Stated exercise | Give every line back verbatim, dropping all images.

Stored data |
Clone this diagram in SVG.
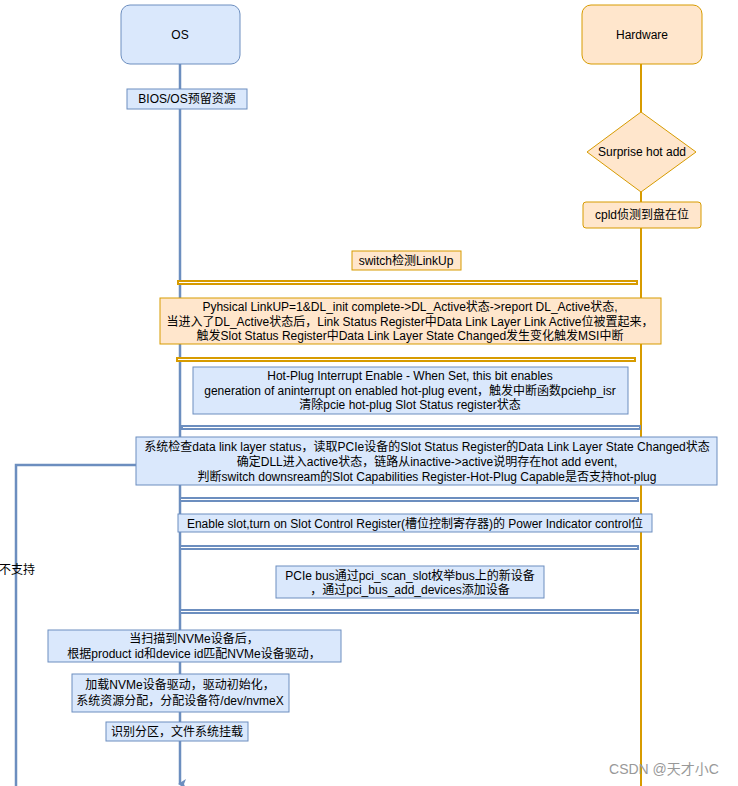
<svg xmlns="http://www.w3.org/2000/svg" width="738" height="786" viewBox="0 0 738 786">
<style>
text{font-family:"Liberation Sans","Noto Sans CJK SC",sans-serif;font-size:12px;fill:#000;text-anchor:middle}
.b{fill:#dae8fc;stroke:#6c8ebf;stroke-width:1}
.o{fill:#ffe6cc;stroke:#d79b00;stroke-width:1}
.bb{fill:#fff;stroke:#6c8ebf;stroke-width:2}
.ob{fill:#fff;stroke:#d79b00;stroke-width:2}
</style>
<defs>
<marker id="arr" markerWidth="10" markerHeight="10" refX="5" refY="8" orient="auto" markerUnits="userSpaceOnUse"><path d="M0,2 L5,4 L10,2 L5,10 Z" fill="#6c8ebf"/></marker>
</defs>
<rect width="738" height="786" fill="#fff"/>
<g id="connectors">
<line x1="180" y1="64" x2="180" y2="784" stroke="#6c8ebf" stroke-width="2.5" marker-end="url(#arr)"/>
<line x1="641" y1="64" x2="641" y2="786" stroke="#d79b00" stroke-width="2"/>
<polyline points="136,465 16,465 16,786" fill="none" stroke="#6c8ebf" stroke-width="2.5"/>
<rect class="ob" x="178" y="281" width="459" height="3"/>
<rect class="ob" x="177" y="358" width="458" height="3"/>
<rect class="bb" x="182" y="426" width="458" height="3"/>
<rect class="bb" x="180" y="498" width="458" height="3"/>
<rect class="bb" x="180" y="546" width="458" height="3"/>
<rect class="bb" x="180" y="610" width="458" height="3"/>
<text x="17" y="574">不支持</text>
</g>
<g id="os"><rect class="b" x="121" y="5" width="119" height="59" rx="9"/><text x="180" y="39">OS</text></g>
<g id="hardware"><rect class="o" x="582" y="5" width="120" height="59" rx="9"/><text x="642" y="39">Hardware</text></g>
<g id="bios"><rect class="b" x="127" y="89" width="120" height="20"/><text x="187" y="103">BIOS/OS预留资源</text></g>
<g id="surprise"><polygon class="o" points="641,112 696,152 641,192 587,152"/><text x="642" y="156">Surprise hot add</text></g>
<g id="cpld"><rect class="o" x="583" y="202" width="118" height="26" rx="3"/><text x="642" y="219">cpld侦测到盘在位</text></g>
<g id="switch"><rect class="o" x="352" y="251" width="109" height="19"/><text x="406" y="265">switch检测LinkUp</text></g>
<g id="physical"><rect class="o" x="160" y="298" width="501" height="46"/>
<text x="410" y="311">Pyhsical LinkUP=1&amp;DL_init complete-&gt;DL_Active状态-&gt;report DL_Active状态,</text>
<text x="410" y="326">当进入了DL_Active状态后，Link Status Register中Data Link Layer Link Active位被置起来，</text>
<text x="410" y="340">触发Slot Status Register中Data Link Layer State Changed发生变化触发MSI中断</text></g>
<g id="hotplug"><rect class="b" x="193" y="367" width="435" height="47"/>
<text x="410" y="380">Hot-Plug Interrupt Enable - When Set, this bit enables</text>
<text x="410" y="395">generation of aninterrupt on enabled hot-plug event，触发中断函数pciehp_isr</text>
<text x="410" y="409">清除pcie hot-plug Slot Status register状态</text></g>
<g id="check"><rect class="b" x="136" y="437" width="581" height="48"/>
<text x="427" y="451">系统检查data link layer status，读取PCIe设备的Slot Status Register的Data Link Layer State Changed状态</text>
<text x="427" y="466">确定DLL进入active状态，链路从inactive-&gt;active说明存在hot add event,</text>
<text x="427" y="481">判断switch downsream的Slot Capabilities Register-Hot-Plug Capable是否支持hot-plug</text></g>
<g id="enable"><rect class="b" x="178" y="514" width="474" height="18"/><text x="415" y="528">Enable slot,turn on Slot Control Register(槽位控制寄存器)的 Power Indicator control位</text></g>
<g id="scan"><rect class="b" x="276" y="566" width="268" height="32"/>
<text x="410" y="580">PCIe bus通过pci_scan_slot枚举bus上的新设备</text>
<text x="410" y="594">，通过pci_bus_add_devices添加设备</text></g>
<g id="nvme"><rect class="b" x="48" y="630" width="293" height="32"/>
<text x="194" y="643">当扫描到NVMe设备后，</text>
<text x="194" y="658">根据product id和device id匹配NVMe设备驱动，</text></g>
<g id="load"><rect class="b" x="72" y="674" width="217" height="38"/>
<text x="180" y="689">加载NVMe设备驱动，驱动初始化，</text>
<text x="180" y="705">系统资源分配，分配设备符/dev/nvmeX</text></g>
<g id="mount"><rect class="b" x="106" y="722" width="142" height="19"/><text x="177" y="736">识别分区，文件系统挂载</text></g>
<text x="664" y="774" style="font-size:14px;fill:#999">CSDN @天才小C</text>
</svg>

Exercise solution |
Clone this diagram in SVG.
<svg xmlns="http://www.w3.org/2000/svg" width="738" height="786" viewBox="0 0 738 786">
<style>
text{font-family:"Liberation Sans","Noto Sans CJK SC",sans-serif;font-size:12px;fill:#000;text-anchor:middle}
.b{fill:#dae8fc;stroke:#6c8ebf;stroke-width:1}
.o{fill:#ffe6cc;stroke:#d79b00;stroke-width:1}
.bb{fill:#fff;stroke:#6c8ebf;stroke-width:2}
.ob{fill:#fff;stroke:#d79b00;stroke-width:2}
</style>
<defs>
<marker id="arr" markerWidth="10" markerHeight="10" refX="5" refY="8" orient="auto" markerUnits="userSpaceOnUse"><path d="M0,2 L5,4 L10,2 L5,10 Z" fill="#6c8ebf"/></marker>
</defs>
<rect width="738" height="786" fill="#fff"/>
<g id="connectors">
<line x1="180" y1="64" x2="180" y2="784" stroke="#6c8ebf" stroke-width="2.5" marker-end="url(#arr)"/>
<line x1="641" y1="64" x2="641" y2="786" stroke="#d79b00" stroke-width="2"/>
<polyline points="136,465 16,465 16,786" fill="none" stroke="#6c8ebf" stroke-width="2.5"/>
<rect class="ob" x="178" y="281" width="459" height="3"/>
<rect class="ob" x="177" y="358" width="458" height="3"/>
<rect class="bb" x="182" y="426" width="458" height="3"/>
<rect class="bb" x="180" y="498" width="458" height="3"/>
<rect class="bb" x="180" y="546" width="458" height="3"/>
<rect class="bb" x="180" y="610" width="458" height="3"/>
<text x="17" y="574">不支持</text>
</g>
<g id="os"><rect class="b" x="121" y="5" width="119" height="59" rx="9"/><text x="180" y="39">OS</text></g>
<g id="hardware"><rect class="o" x="582" y="5" width="120" height="59" rx="9"/><text x="642" y="39">Hardware</text></g>
<g id="bios"><rect class="b" x="127" y="89" width="120" height="20"/><text x="187" y="103">BIOS/OS预留资源</text></g>
<g id="surprise"><polygon class="o" points="641,112 696,152 641,192 587,152"/><text x="642" y="156">Surprise hot add</text></g>
<g id="cpld"><rect class="o" x="583" y="202" width="118" height="26" rx="3"/><text x="642" y="219">cpld侦测到盘在位</text></g>
<g id="switch"><rect class="o" x="352" y="251" width="109" height="19"/><text x="406" y="265">switch检测LinkUp</text></g>
<g id="physical"><rect class="o" x="160" y="298" width="501" height="46"/>
<text x="410" y="311">Pyhsical LinkUP=1&amp;DL_init complete-&gt;DL_Active状态-&gt;report DL_Active状态,</text>
<text x="410" y="326">当进入了DL_Active状态后，Link Status Register中Data Link Layer Link Active位被置起来，</text>
<text x="410" y="340">触发Slot Status Register中Data Link Layer State Changed发生变化触发MSI中断</text></g>
<g id="hotplug"><rect class="b" x="193" y="367" width="435" height="47"/>
<text x="410" y="380">Hot-Plug Interrupt Enable - When Set, this bit enables</text>
<text x="410" y="395">generation of aninterrupt on enabled hot-plug event，触发中断函数pciehp_isr</text>
<text x="410" y="409">清除pcie hot-plug Slot Status register状态</text></g>
<g id="check"><rect class="b" x="136" y="437" width="581" height="48"/>
<text x="427" y="451">系统检查data link layer status，读取PCIe设备的Slot Status Register的Data Link Layer State Changed状态</text>
<text x="427" y="466">确定DLL进入active状态，链路从inactive-&gt;active说明存在hot add event,</text>
<text x="427" y="481">判断switch downsream的Slot Capabilities Register-Hot-Plug Capable是否支持hot-plug</text></g>
<g id="enable"><rect class="b" x="178" y="514" width="474" height="18"/><text x="415" y="528">Enable slot,turn on Slot Control Register(槽位控制寄存器)的 Power Indicator control位</text></g>
<g id="scan"><rect class="b" x="276" y="566" width="268" height="32"/>
<text x="410" y="580">PCIe bus通过pci_scan_slot枚举bus上的新设备</text>
<text x="410" y="594">，通过pci_bus_add_devices添加设备</text></g>
<g id="nvme"><rect class="b" x="48" y="630" width="293" height="32"/>
<text x="194" y="643">当扫描到NVMe设备后，</text>
<text x="194" y="658">根据product id和device id匹配NVMe设备驱动，</text></g>
<g id="load"><rect class="b" x="72" y="674" width="217" height="38"/>
<text x="180" y="689">加载NVMe设备驱动，驱动初始化，</text>
<text x="180" y="705">系统资源分配，分配设备符/dev/nvmeX</text></g>
<g id="mount"><rect class="b" x="106" y="722" width="142" height="19"/><text x="177" y="736">识别分区，文件系统挂载</text></g>
<text x="664" y="774" style="font-size:14px;fill:#999">CSDN @天才小C</text>
</svg>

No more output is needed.